SINGAPORE — Over five in 10 workers in Singapore have experienced at least one form of workplace discrimination, be it due to their sexual orientation or race, in the past five years, a recent survey found.
While 55 per cent of them have been discriminated at work, certain groups are more vulnerable to it than others, the survey findings released on Tuesday (20 September) show.
The survey by gender equality group AWARE and consumer research company Milieu Insight polled 1,000 workers in Singapore in August on whether they faced direct discrimination, indirect discrimination and discrimination-related harassment in the previous five years.

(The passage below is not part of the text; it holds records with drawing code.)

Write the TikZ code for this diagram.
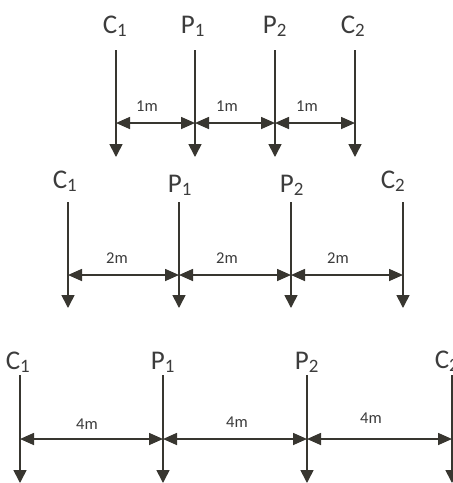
\documentclass[tikz,border=0pt]{standalone}
\usepackage{fontspec}
\setmainfont{Carlito}
\usetikzlibrary{arrows.meta}
\definecolor{txt}{HTML}{3C3C3C}
\definecolor{ln}{HTML}{383630}
\begin{document}
\begin{tikzpicture}[x=1pt,y=-1pt,
 lbl/.style={anchor=base,text=txt,font=\fontsize{27}{27}\selectfont,inner sep=0pt},
 dist/.style={anchor=base,text=txt,font=\fontsize{16.5}{16.5}\selectfont,inner sep=0pt},
 load/.style={draw=ln,line width=1.6pt,-{Triangle[length=13pt,width=13pt]}},
 span/.style={draw=ln,line width=1.6pt,{Triangle[length=14pt,width=12pt]}-{Triangle[length=14pt,width=12pt]}}]
\useasboundingbox[fill=white] (0,0) rectangle (453,483);
% ---- row 1 (1 m) ----
\foreach \n/\x in {a/116,b/195,c/275,d/355}{
  \coordinate (t1\n) at (\x,50);
  \coordinate (b1\n) at (\x,157);
  \coordinate (s1\n) at (\x,123);
}
\node[lbl] (l1a) at (115,33) {C\textsubscript{1}};
\node[lbl] (l1b) at (193,33) {P\textsubscript{1}};
\node[lbl] (l1c) at (275,33) {P\textsubscript{2}};
\node[lbl] (l1d) at (353,33) {C\textsubscript{2}};
\foreach \n in {a,b,c,d}{\draw[load] (t1\n) -- (b1\n);}
\draw[span] (s1a) -- (s1b);
\draw[span] (s1b) -- (s1c);
\draw[span] (s1c) -- (s1d);
\node[dist] (m1a) at (147,111.5) {1m};
\node[dist] (m1b) at (227,111.5) {1m};
\node[dist] (m1c) at (307,111.5) {1m};
% ---- row 2 (2 m) ----
\foreach \n/\x in {a/68,b/179,c/291,d/403}{
  \coordinate (t2\n) at (\x,202);
  \coordinate (b2\n) at (\x,308);
  \coordinate (s2\n) at (\x,275);
}
\node[lbl] (l2a) at (65,188) {C\textsubscript{1}};
\node[lbl] (l2b) at (180,192) {P\textsubscript{1}};
\node[lbl] (l2c) at (292,192) {P\textsubscript{2}};
\node[lbl] (l2d) at (393,188) {C\textsubscript{2}};
\foreach \n in {a,b,c,d}{\draw[load] (t2\n) -- (b2\n);}
\draw[span] (s2a) -- (s2b);
\draw[span] (s2b) -- (s2c);
\draw[span] (s2c) -- (s2d);
\node[dist] (m2a) at (117,263) {2m};
\node[dist] (m2b) at (227,263) {2m};
\node[dist] (m2c) at (338,263) {2m};
% ---- row 3 (4 m) ----
\foreach \n/\x in {a/20,b/163,c/307,d/452}{
  \coordinate (t3\n) at (\x,375);
  \coordinate (b3\n) at (\x,483);
  \coordinate (s3\n) at (\x,439);
}
\node[lbl] (l3a) at (18,369) {C\textsubscript{1}};
\node[lbl] (l3b) at (163,369) {P\textsubscript{1}};
\node[lbl] (l3c) at (307,369) {P\textsubscript{2}};
\node[lbl] (l3d) at (447,368) {C\textsubscript{2}};
\foreach \n in {a,b,c,d}{\draw[load] (t3\n) -- (b3\n);}
\draw[span] (s3a) -- (s3b);
\draw[span] (s3b) -- (s3c);
\draw[span] (s3c) -- (s3d);
\node[dist] (m3a) at (87,429) {4m};
\node[dist] (m3b) at (237,427) {4m};
\node[dist] (m3c) at (371,423) {4m};
\end{tikzpicture}
\end{document}
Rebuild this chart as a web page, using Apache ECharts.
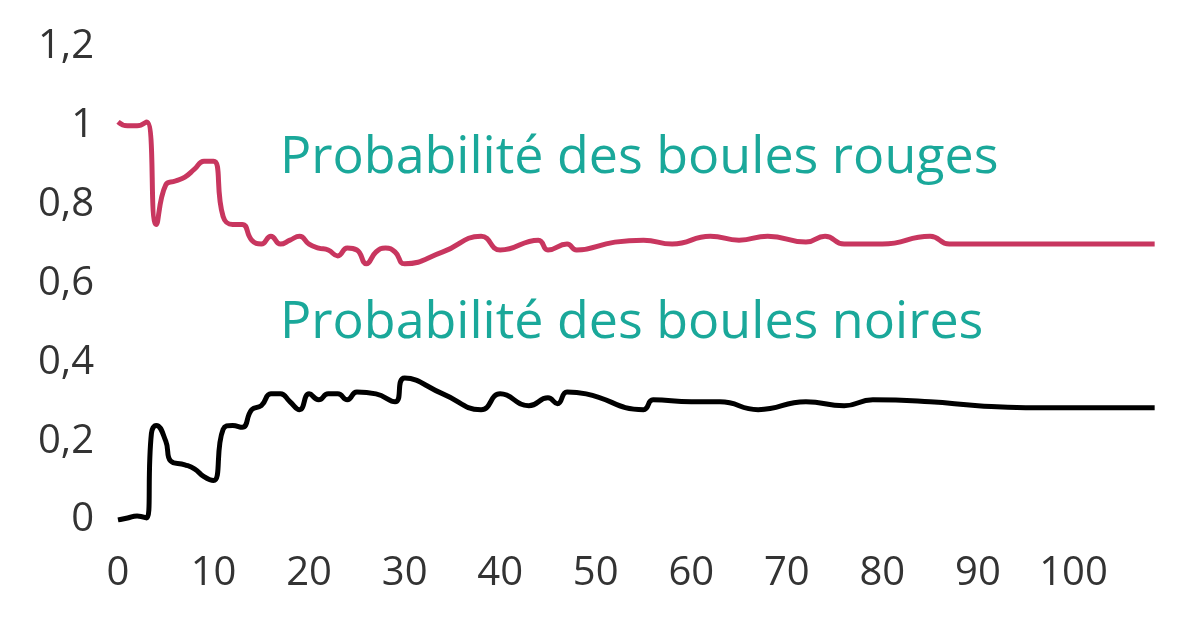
<!DOCTYPE html><html><head><meta charset="utf-8"><script src="https://cdn.jsdelivr.net/npm/echarts@6/dist/echarts.min.js"></script></head><body style="margin:0"><div id="c" style="width:1200px;height:620px"></div><script>
const red=[[0,1.01],[1,1.0],[2,1.0],[3,1.01],[4,0.75],[5,0.85],[6,0.86],[7,0.87],[8,0.89],[9,0.91],[10,0.91],[11,0.77],[12,0.75],[13,0.75],[14,0.71],[15,0.70],[16,0.72],[17,0.70],[18,0.71],[19,0.72],[20,0.70],[21,0.69],[22,0.685],[23,0.67],[24,0.69],[25,0.685],[26,0.65],[27,0.68],[28,0.69],[29,0.68],[30,0.65],[34,0.68],[38,0.72],[40,0.685],[44,0.71],[45,0.685],[47,0.70],[48,0.685],[52,0.705],[55,0.71],[58,0.70],[62,0.72],[65,0.71],[68,0.72],[72,0.705],[74,0.72],[76,0.70],[80,0.70],[85,0.72],[87,0.70],[90,0.70],[100,0.70],[108.5,0.70]];
const black=[[0,0],[1,0.005],[2,0.01],[3,0.005],[3.5,0.22],[4,0.24],[5,0.2],[5.5,0.15],[7,0.14],[8,0.13],[9,0.11],[10,0.10],[11,0.23],[12,0.24],[13,0.235],[14,0.28],[15,0.29],[16,0.32],[17,0.32],[18,0.30],[19,0.28],[20,0.32],[21,0.305],[22,0.32],[23,0.32],[24,0.305],[25,0.325],[27,0.32],[29,0.30],[30,0.36],[34,0.32],[38,0.28],[40,0.32],[43,0.29],[45,0.31],[46,0.295],[47,0.325],[49,0.32],[55,0.28],[56,0.305],[60,0.30],[63,0.30],[67,0.28],[72,0.30],[76,0.29],[79,0.305],[85,0.30],[90,0.29],[95,0.285],[108.5,0.285]];
const redLabel='Probabilité des boules rouges', blackLabel='Probabilité des boules noires';
const ch=echarts.init(document.getElementById('c'));
const lab={color:'#333',fontSize:40,fontFamily:'Open Sans'};
ch.setOption({animation:false,
grid:{left:118,right:31,top:47,bottom:100},
xAxis:{type:'value',min:0,max:110,interval:10,axisLine:{show:false},axisTick:{show:false},splitLine:{show:false},
 axisLabel:Object.assign({margin:34,formatter:v=>v>100?'':v},lab)},
yAxis:{type:'value',min:0,max:1.2,interval:0.2,axisLine:{show:false},axisTick:{show:false},splitLine:{show:false},
 axisLabel:Object.assign({margin:24,formatter:v=>String(+v.toFixed(1)).replace('.',',')},lab)},
series:[{type:'line',data:red,smooth:0.5,symbol:'none',lineStyle:{color:'#c8365f',width:5}},
{type:'line',data:black,smooth:0.5,symbol:'none',lineStyle:{color:'#000',width:5}}],
graphic:[{type:'text',left:280,top:132,style:{text:redLabel,fill:'#1aa89a',font:'52px "Open Sans"'}},
{type:'text',left:280,top:297,style:{text:blackLabel,fill:'#1aa89a',font:'52px "Open Sans"'}}]
});
</script></body></html>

Respondents with disabilities were found to have experienced workplace discrimination at a significantly higher rate (78 per cent) than those without (50 per cent). A higher proportion of those who identified as part of the lesbian, gay, bisexual, transgender and queer (LGBTQ) community (68 per cent) reported such discrimination, compared with those who did not identify themselves as LGBTQ (56 per cent).
The findings also show that 89 per cent of those who belong to a minority race have experienced workplace discrimination, compared with 44 per cent of those of the majority race.
The findings also show proportionately more female workers were discriminated, with 58 per cent of women having experienced at least one type of discrimination, compared with 53 per cent of men.
The three most common experiences of discrimination were:
Unfair company policies or practices, such as inaccessible office spaces, or prohibitions against flexible schedules that made it difficult for workers to manage family responsibilities
Job advertisements that mandated or specified preference for certain characteristics that were not job requirements
Discriminatory employment practices in relation to performance appraisal and promotion, such as receiving a poorer performance appraisal after disclosing pregnancy, disability or health conditions
Quitting following discrimination
Among the biggest reasons for those who experienced workplace discrimination, 41 per cent of them cited race, followed by age (35 per cent) and gender (23 per cent).
Of those who have experienced discrimination, over 50 per cent did not report any such incidents to a boss, human resources, or authorities. The top three reasons for not doing so were a belief that the discrimination was not “severe” enough, distrust of authorities to act on any such report, and lack of evidence of discrimination.
Twenty-nine per cent of those who reported discrimination and 28 per cent of those who did not do so went on to quit their jobs.
“Our goal with this survey was for the results to contribute to the drafting of Singapore’s upcoming anti-discrimination legislation – the government’s best opportunity to make far-reaching change in this arena,” said AWARE executive director Corinna Lim.
Prime Minister Lee Hsien Loong in his 2021 National Day Rally speech announced that the government will unveil a new law to prohibit workplace discrimination on the basis of nationality, age, race, religion, gender, and disability.
Such laws should "employ an expansive definition of discrimination" and must include a comprehensive range of protected characteristics, including sexual orientation, gender identity and disability, Lim said.
AWARE said there has been a rise in discrimination cases since it began monitoring the trend in recent years, with the number rising to 59 in the first two quarters of 2022, from 44 and 26 in the same period of 2021 and 2020, respectively.